Records with drawing code
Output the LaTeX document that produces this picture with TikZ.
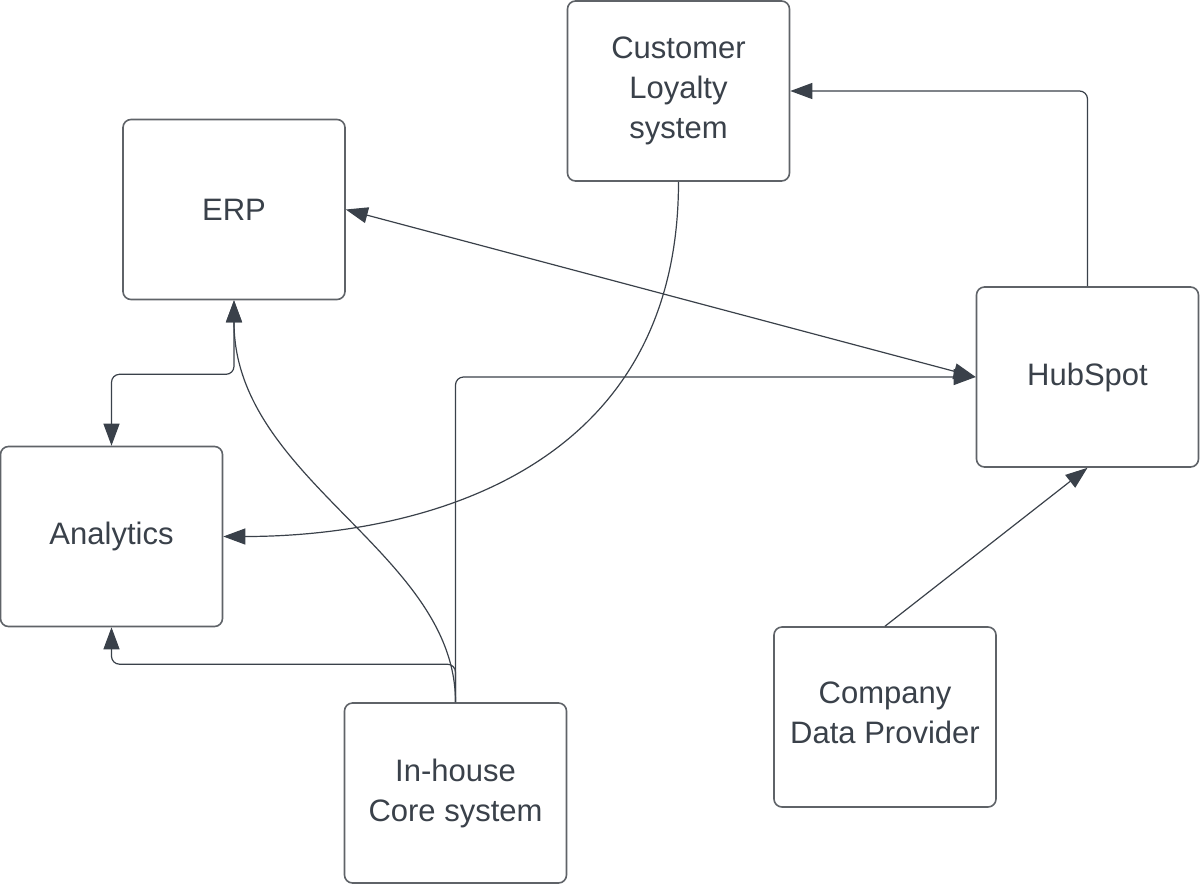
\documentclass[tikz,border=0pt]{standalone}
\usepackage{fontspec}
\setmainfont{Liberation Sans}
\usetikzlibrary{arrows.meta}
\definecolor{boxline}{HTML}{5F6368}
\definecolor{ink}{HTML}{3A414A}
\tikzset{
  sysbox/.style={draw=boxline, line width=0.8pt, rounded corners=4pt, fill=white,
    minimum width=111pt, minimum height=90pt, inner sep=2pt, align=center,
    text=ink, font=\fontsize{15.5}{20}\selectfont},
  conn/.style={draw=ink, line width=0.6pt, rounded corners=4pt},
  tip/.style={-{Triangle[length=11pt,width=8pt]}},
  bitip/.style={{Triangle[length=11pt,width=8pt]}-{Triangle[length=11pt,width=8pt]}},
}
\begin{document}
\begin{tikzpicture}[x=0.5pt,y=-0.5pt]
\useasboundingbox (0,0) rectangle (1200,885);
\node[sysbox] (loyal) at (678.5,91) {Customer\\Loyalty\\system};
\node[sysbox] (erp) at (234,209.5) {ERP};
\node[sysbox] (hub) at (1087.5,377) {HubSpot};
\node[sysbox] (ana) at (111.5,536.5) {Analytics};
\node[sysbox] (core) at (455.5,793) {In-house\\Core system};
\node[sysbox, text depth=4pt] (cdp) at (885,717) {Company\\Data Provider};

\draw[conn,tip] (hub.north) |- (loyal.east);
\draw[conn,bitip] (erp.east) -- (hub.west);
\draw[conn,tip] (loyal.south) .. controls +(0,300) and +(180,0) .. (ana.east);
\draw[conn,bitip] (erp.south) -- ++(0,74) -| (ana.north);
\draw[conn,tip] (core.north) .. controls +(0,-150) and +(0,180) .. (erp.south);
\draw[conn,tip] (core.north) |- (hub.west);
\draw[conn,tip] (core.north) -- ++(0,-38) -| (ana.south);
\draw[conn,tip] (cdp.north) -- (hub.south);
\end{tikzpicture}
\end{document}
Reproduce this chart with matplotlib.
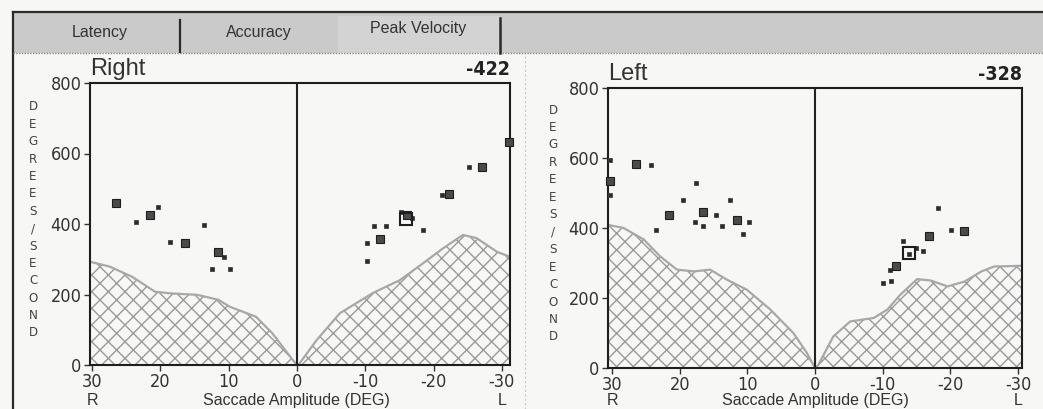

## What to work on
Without including the pictures, reproduce all entries exactly.

## Response for this exercise
Output the LaTeX document that produces this picture with TikZ.
\documentclass[tikz,border=0pt]{standalone}
\usepackage{fontspec}
\setmainfont{Liberation Sans}
\usetikzlibrary{arrows.meta}
\definecolor{boxline}{HTML}{5F6368}
\definecolor{ink}{HTML}{3A414A}
\tikzset{
  sysbox/.style={draw=boxline, line width=0.8pt, rounded corners=4pt, fill=white,
    minimum width=111pt, minimum height=90pt, inner sep=2pt, align=center,
    text=ink, font=\fontsize{15.5}{20}\selectfont},
  conn/.style={draw=ink, line width=0.6pt, rounded corners=4pt},
  tip/.style={-{Triangle[length=11pt,width=8pt]}},
  bitip/.style={{Triangle[length=11pt,width=8pt]}-{Triangle[length=11pt,width=8pt]}},
}
\begin{document}
\begin{tikzpicture}[x=0.5pt,y=-0.5pt]
\useasboundingbox (0,0) rectangle (1200,885);
\node[sysbox] (loyal) at (678.5,91) {Customer\\Loyalty\\system};
\node[sysbox] (erp) at (234,209.5) {ERP};
\node[sysbox] (hub) at (1087.5,377) {HubSpot};
\node[sysbox] (ana) at (111.5,536.5) {Analytics};
\node[sysbox] (core) at (455.5,793) {In-house\\Core system};
\node[sysbox, text depth=4pt] (cdp) at (885,717) {Company\\Data Provider};

\draw[conn,tip] (hub.north) |- (loyal.east);
\draw[conn,bitip] (erp.east) -- (hub.west);
\draw[conn,tip] (loyal.south) .. controls +(0,300) and +(180,0) .. (ana.east);
\draw[conn,bitip] (erp.south) -- ++(0,74) -| (ana.north);
\draw[conn,tip] (core.north) .. controls +(0,-150) and +(0,180) .. (erp.south);
\draw[conn,tip] (core.north) |- (hub.west);
\draw[conn,tip] (core.north) -- ++(0,-38) -| (ana.south);
\draw[conn,tip] (cdp.north) -- (hub.south);
\end{tikzpicture}
\end{document}
Reproduce this chart with matplotlib.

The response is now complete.